Public health authorities are alarmed by a strain of flu virus known as H5N1, which has been spreading primarily in birds across Asia and in Russia. It also has infected more than 100 humans in the past 18 months, killing about half of them. If the virus starts to spread efficiently among humans, experts fear it could trigger a global pandemic that could kill millions.
In response, millions of birds throughout Asia have been slaughtered to try to stem the spread of the virus, governments and the World Health Organization have been stockpiling antiviral drugs, and scientists have been scrambling to produce an effective vaccine.

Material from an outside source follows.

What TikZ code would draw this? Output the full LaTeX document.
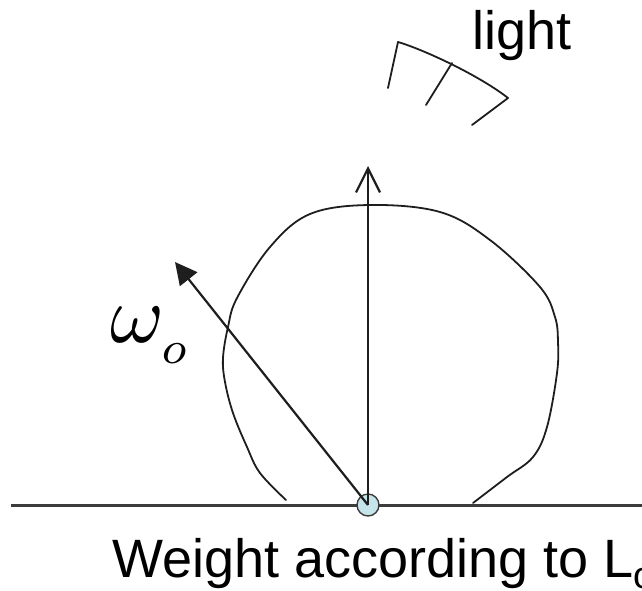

Much more testing will be needed to determine exactly how the vaccine could be used, and other hurdles remain, including being able to produce and distribute large quantities of vaccine in the event of a pandemic, Fauci said. But he said the results represent a crucial milestone.
-- Rob Stein
U.N. Official Pleads Guilty
In Bribery Investigation
A federal prosecutor investigating corruption in the $64 billion oil-for-food program issued the case's first criminal charges against a U.N. official, accusing a former Russian procurement officer of receiving hundreds of thousands of dollars in bribes from companies doing business with the United Nations.
Alexander Yakovlev, 52, pleaded guilty to charges of wire fraud, conspiracy to commit wire fraud and money laundering, said David N. Kelley, the U.S. attorney for the Southern District of New York. The charges could carry a penalty of up to 60 years in prison.
The case against Yakovlev grew out of the United Nations' own investigation of its oil-for-food program, and it came on a day when a U.N.-appointed panel accused Benon V. Sevan, the program's former director, of receiving nearly $150,000 in kickbacks from a company run by relatives of former U.N. secretary general Boutros Boutros-Ghali.
The criminal charges represent a turning point in the scandal, which until now had yielded no public evidence that U.N. officials had broken any laws. Even so, the allegations of corruption have damaged Secretary General Kofi Annan's standing and have shaken confidence in the organization.
Monday's events also signaled that U.N. investigators and prosecutors have expanded their probes beyond the oil program to include allegations of corruption in other parts of the U.N. bureaucracy.
-- Colum Lynch
Lobbyist Abramoff, Associate
Are Indicted on Fraud Charges
Washington lobbyist Jack Abramoff and a business partner were indicted by federal grand jury in Fort Lauderdale, charged with five counts of wire fraud and one count of conspiracy in their purchase of a fleet of Florida gambling boats from a businessman who was later killed in a gangland-style hit.
Abramoff, 46, was indicted along with Adam Kidan, the former owner of the Dial-A-Mattress franchise in Washington.
Five years ago, Abramoff, with Kidan and former Reagan administration official Ben Waldman, of Springfield, Va., took over SunCruz Casinos. The company operated a fleet of gambling boats from as many as 11 ports in Florida. While not detailed in the indictment, Abramoff leveraged his connections with members of Congress to advance the SunCruz deal, according to interviews and thousands of documents, court records and e-mails filed in related bankruptcy cases.
Abramoff's spokesman in New York, Andrew Blum, declined to comment, referring calls to Abramoff's Miami attorney, Neal Sonnett, who did not return calls. Kidan said in a statement he had cooperated with investigators and said, "I did nothing wrong and these allegations are totally unfounded."
Each of the six counts in the indictment could be punished by up to five years in prison and a $250,000 fine. Federal authorities also are seeking $60 million from Abramoff and Kidan, the money lost by a lender they sought out to help finance the cruise ships purchase.
The indictment marks the first charges against Abramoff in a series of investigations that have swirled around the well-known lobbyist.